▶ Exercise brief
Take the lines of the data below from the very first through the line containing "1450, 1475, 1500]" and output them exactly, pictures excluded.

═════ Data ═════

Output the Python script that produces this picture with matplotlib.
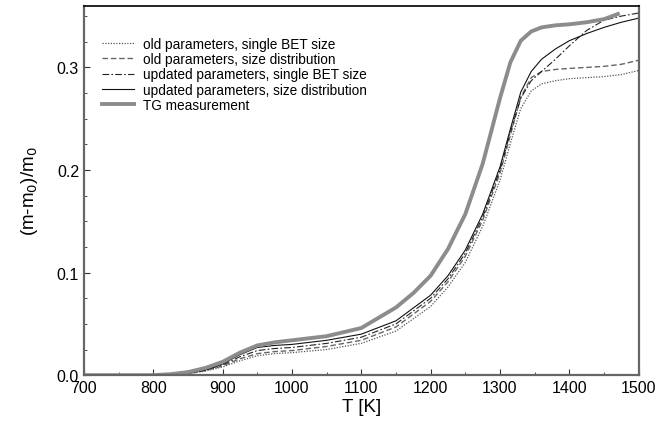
import matplotlib.pyplot as plt
from matplotlib.ticker import MultipleLocator

plt.rcParams['font.family'] = ['Liberation Sans', 'DejaVu Sans']

# temperatures [K]
T = [700, 800, 825, 850, 875, 900, 925, 950, 975, 1000, 1050, 1100, 1150, 1200, 1225,
     1250, 1275, 1300, 1315, 1330, 1345, 1360, 1380, 1400, 1425, 1450, 1475, 1500]

# relative mass gain (m-m0)/m0
old_single = [0, 0, 0.0004, 0.0015, 0.004, 0.008, 0.014, 0.019, 0.021, 0.022, 0.025, 0.031, 0.043, 0.067, 0.086,
              0.110, 0.145, 0.190, 0.226, 0.260, 0.277, 0.284, 0.287, 0.289, 0.290, 0.291, 0.293, 0.297]
old_dist = [0, 0, 0.0004, 0.0016, 0.0045, 0.009, 0.016, 0.021, 0.023, 0.024, 0.028, 0.034, 0.047, 0.072, 0.091,
            0.116, 0.151, 0.197, 0.234, 0.271, 0.290, 0.296, 0.298, 0.299, 0.300, 0.301, 0.303, 0.307]
new_single = [0, 0, 0.0005, 0.0018, 0.005, 0.010, 0.018, 0.024, 0.026, 0.027, 0.031, 0.037, 0.050, 0.075, 0.094,
              0.119, 0.154, 0.200, 0.237, 0.270, 0.287, 0.296, 0.308, 0.321, 0.336, 0.346, 0.350, 0.353]
new_dist = [0, 0, 0.0005, 0.002, 0.005, 0.011, 0.020, 0.027, 0.029, 0.030, 0.034, 0.040, 0.053, 0.078, 0.097,
            0.122, 0.157, 0.203, 0.240, 0.276, 0.296, 0.308, 0.318, 0.326, 0.333, 0.339, 0.344, 0.348]

# thermogravimetric measurement
T_tg = [700, 800, 825, 850, 875, 900, 925, 950, 975, 1000, 1050, 1100, 1150, 1175, 1200, 1225,
        1250, 1275, 1300, 1315, 1330, 1345, 1360, 1380, 1400, 1425, 1450, 1470]
tg = [0, 0, 0.001, 0.003, 0.007, 0.013, 0.022, 0.029, 0.032, 0.034, 0.038, 0.046, 0.066, 0.080, 0.097, 0.123,
      0.157, 0.206, 0.270, 0.305, 0.326, 0.335, 0.339, 0.341, 0.342, 0.344, 0.347, 0.352]

fig = plt.figure(figsize=(6.66, 4.27), dpi=100)
ax = fig.add_axes([0.126, 0.119, 0.833, 0.865])

ax.plot(T, old_single, color='#555555', lw=0.9, ls=(0, (1, 1.2)), label='old parameters, single BET size')
ax.plot(T, old_dist, color='#666666', lw=1.0, ls=(0, (4, 2)), label='old parameters, size distribution')
ax.plot(T, new_single, color='#222222', lw=0.8, ls=(0, (6, 2, 1.5, 2)), label='updated parameters, single BET size')
ax.plot(T, new_dist, color='#111111', lw=0.8, label='updated parameters, size distribution')
ax.plot(T_tg, tg, color='#8c8c8c', lw=2.8, label='TG measurement')

ax.set_xlim(700, 1500)
ax.set_ylim(0, 0.36)
ax.xaxis.set_major_locator(MultipleLocator(100))
ax.xaxis.set_minor_locator(MultipleLocator(50))
ax.yaxis.set_major_locator(MultipleLocator(0.1))
ax.yaxis.set_minor_locator(MultipleLocator(0.025))
ax.tick_params(which='both', direction='in', labelsize=11.5, color='#333333')
ax.tick_params(which='major', length=4)
ax.tick_params(which='minor', length=2.5)

for side in ['left', 'bottom', 'right']:
    ax.spines[side].set_color('#666666')
    ax.spines[side].set_linewidth(1.6)
ax.spines['top'].set_color('black')
ax.spines['top'].set_linewidth(1.2)

ax.set_xlabel('T [K]', fontsize=13.5, labelpad=2)
ax.set_ylabel('(m-m$_0$)/m$_0$', fontsize=13.5, labelpad=12)

ax.legend(loc='upper left', frameon=False, fontsize=9.8, handlelength=2.4,
          handletextpad=0.6, labelspacing=0.1, bbox_to_anchor=(0.01, 0.95))

fig.savefig('out.png', dpi=100)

═════

▶ Response to the task
Output the Python script that produces this picture with matplotlib.
import matplotlib.pyplot as plt
from matplotlib.ticker import MultipleLocator

plt.rcParams['font.family'] = ['Liberation Sans', 'DejaVu Sans']

# temperatures [K]
T = [700, 800, 825, 850, 875, 900, 925, 950, 975, 1000, 1050, 1100, 1150, 1200, 1225,
     1250, 1275, 1300, 1315, 1330, 1345, 1360, 1380, 1400, 1425, 1450, 1475, 1500]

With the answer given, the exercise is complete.